Auden was a prolific writer of prose essays and reviews on literary, political, psychological and religious subjects, and he worked at various times on documentary films, poetic plays, and other forms of performance. Throughout his career he was both controversial and influential, and critical views on his work ranged from sharply dismissive, treating him as a lesser follower of W. B. Yeats and T. S. Eliot, to strongly affirmative, as in Joseph Brodsky's claim that he had "the greatest mind of the twentieth century". After his death, his poems became known to a much wider public than during his lifetime through films, broadcasts and popular media.

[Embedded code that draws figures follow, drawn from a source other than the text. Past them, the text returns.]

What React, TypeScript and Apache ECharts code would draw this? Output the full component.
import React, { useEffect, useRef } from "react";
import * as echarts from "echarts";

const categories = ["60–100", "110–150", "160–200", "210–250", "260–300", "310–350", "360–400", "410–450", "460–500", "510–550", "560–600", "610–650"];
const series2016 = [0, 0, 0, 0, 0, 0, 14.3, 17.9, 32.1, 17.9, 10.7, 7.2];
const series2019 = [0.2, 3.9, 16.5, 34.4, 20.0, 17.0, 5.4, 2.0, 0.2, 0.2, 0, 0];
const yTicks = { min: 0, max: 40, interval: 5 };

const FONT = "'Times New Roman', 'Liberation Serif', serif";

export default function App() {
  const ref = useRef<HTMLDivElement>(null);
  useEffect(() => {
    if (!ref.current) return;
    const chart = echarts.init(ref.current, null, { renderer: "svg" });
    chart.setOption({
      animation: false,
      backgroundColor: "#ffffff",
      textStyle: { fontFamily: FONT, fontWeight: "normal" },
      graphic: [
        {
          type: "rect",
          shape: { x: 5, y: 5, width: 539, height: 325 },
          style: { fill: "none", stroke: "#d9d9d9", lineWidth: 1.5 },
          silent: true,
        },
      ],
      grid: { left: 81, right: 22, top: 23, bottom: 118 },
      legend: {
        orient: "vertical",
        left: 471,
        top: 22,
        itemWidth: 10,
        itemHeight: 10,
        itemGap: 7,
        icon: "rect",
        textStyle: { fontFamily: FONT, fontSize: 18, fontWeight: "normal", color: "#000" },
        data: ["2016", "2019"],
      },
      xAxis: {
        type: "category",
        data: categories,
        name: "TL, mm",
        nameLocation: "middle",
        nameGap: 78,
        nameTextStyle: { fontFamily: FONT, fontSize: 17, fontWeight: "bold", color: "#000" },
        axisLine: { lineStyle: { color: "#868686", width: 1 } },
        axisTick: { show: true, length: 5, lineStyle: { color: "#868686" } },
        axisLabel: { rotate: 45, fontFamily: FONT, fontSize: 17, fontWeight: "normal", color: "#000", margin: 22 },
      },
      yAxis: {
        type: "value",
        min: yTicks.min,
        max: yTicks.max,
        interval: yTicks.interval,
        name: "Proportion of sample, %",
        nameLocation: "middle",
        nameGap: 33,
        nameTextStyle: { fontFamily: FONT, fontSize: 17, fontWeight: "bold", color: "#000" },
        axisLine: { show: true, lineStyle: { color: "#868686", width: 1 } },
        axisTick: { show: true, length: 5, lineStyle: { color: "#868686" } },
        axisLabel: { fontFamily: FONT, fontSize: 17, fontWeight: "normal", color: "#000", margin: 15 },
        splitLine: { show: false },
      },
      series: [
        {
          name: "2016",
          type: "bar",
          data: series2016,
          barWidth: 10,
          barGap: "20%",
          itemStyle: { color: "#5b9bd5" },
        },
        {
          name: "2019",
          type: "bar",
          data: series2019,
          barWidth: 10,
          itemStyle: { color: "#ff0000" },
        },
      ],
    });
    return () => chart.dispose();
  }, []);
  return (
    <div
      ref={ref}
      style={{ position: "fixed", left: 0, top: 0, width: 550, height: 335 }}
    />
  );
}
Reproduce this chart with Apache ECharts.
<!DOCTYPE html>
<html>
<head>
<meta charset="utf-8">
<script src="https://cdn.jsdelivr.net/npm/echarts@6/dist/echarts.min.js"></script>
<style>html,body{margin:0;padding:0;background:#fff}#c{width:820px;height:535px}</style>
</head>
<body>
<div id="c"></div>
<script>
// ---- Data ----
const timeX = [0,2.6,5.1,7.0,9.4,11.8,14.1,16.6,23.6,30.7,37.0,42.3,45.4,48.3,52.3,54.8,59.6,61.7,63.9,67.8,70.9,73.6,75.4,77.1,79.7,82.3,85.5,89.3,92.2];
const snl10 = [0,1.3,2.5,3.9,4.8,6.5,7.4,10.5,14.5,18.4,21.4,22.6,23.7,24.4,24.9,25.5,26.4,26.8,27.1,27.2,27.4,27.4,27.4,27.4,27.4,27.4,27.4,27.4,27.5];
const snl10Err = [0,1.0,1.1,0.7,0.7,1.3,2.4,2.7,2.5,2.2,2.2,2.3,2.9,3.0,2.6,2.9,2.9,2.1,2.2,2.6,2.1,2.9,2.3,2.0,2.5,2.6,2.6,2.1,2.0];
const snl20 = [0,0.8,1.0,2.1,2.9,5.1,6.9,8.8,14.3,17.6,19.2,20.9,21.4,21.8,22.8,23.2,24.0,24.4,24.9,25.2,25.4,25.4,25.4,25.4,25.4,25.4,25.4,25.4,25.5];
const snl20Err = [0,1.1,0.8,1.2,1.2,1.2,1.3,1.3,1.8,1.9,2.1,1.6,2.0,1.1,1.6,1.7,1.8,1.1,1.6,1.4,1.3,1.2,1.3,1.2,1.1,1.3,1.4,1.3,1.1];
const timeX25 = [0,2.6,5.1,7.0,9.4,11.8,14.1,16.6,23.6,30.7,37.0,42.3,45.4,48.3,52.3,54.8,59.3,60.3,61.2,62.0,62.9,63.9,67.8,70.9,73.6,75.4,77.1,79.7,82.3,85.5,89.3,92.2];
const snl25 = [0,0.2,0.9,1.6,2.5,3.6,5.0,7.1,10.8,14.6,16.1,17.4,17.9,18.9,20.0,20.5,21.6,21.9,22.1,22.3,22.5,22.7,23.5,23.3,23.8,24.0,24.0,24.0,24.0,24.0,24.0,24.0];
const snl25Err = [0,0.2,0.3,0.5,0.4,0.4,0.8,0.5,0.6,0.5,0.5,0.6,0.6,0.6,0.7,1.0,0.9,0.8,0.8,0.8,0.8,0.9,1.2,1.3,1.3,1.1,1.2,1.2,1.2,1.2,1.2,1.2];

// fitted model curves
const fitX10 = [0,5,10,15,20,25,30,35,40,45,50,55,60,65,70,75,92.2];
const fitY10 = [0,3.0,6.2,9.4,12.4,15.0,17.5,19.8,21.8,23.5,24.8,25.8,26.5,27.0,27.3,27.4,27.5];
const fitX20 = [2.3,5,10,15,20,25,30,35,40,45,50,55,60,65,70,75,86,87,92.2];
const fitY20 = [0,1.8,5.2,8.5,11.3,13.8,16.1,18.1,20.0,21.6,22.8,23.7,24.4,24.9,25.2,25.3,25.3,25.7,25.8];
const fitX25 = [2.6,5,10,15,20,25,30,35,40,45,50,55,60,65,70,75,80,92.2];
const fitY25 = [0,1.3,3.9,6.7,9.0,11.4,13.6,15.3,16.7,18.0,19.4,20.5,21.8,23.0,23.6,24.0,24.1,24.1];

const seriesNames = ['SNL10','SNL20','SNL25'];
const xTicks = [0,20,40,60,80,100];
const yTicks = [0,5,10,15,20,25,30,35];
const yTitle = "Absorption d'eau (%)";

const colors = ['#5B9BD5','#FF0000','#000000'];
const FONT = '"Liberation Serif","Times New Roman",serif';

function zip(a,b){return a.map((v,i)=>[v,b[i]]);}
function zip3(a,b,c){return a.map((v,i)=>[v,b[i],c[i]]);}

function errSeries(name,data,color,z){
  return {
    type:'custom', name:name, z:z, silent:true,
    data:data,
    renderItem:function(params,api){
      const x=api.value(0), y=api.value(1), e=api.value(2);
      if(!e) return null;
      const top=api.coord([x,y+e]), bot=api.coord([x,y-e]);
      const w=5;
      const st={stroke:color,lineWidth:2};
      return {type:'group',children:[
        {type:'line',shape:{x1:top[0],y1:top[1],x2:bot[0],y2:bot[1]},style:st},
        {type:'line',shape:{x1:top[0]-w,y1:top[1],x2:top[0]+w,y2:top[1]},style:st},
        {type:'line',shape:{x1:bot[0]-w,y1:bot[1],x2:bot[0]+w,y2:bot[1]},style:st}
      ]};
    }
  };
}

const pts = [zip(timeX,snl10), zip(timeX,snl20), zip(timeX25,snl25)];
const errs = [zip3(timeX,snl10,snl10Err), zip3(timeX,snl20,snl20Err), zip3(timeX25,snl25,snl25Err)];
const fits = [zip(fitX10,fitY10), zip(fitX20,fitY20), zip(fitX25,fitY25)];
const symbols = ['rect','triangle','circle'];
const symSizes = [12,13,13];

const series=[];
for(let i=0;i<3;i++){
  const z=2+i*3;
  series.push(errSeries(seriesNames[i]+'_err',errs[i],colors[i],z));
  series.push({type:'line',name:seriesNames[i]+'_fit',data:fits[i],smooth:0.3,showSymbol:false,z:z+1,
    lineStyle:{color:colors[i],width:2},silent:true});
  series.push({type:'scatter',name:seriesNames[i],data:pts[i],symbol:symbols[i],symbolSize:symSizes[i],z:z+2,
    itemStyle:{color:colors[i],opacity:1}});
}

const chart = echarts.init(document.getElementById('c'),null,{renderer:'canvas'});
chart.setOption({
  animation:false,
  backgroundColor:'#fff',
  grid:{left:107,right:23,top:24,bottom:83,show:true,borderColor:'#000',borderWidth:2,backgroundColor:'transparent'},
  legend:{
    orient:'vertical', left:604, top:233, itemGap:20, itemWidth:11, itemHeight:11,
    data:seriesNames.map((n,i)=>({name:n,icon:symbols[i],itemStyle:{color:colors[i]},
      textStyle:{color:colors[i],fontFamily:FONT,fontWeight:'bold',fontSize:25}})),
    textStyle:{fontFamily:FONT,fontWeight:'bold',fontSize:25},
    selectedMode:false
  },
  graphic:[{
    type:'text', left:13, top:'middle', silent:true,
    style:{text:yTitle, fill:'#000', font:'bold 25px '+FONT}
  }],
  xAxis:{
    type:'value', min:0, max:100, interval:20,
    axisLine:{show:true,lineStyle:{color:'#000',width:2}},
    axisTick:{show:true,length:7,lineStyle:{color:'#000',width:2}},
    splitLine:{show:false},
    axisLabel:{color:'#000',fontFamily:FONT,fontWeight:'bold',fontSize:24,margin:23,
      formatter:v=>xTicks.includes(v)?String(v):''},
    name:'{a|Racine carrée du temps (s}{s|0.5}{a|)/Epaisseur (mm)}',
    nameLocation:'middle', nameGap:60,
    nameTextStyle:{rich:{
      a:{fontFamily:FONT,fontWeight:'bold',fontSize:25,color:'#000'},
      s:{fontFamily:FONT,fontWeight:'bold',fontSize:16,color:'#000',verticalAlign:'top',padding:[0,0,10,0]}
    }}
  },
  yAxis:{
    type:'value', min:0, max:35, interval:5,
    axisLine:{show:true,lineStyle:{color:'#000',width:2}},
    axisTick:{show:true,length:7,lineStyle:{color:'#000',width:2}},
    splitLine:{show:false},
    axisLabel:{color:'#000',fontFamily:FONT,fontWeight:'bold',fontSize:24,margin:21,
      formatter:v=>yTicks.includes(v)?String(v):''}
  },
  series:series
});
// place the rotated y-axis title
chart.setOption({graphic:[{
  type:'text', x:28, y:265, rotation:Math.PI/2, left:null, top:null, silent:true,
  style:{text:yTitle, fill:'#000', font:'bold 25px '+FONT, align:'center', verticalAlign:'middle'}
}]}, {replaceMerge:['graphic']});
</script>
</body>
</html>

Auden and Isherwood sailed to New York City in January 1939, entering on temporary visas. Their departure from Britain was later seen by many as a betrayal, and Auden's reputation suffered. In April 1939, Isherwood moved to California, and he and Auden saw each other only intermittently in later years. Around this time, Auden met the poet Chester Kallman, who became his lover for the next two years (Auden described their relation as a "marriage" that began with a cross-country "honeymoon" journey).[4]

In 1941 Kallman ended their sexual relationship because he could not accept Auden's insistence on mutual fidelity,[5] but he and Auden remained companions for the rest of Auden's life, sharing houses and apartments from 1953 until Auden's death.[6] Auden dedicated both editions of his collected poetry (1945/50 and 1966) to Isherwood and Kallman.[7]

Auden began summering in Europe, together with Chester Kallman, in 1948, first in Ischia, Italy, where he rented a house, then, starting in 1958, in Kirchstetten, Austria, where he bought a farmhouse from the prize money of the ''Premio Feltrinelli'' awarded to him in 1957,[8] and, he said, shed tears of joy at owning a home for the first time. In 1956–61, Auden was Professor of Poetry at Oxford University where he was required to give three lectures each year. This fairly light workload allowed him to continue to winter in New York, where he lived at 77 St. Mark's Place in Manhattan's East Village, and to summer in Europe, spending only three weeks each year lecturing in Oxford. He earned his income mostly from readings and lecture tours, and by writing for ''The New Yorker,'' ''The New York Review of Books,'' and other magazines.

In 1963 Kallman left the apartment he shared in New York with Auden, and lived during the winter in Athens while continuing to summer with Auden in Austria. In 1972, Auden moved his winter home from New York to Oxford, where his old college, Christ Church, offered him a cottage, while he continued to summer in Austria. He died in Vienna in 1973, a few hours after giving a reading of his poems at the Austrian Society for Literature; his death occurred at the Altenburgerhof Hotel where he was staying overnight before his intended return to Oxford the next day.[9][10] He was buried in Kirchstetten. Memorials to Auden include one in Christ Church Cathedral, Oxford.[11]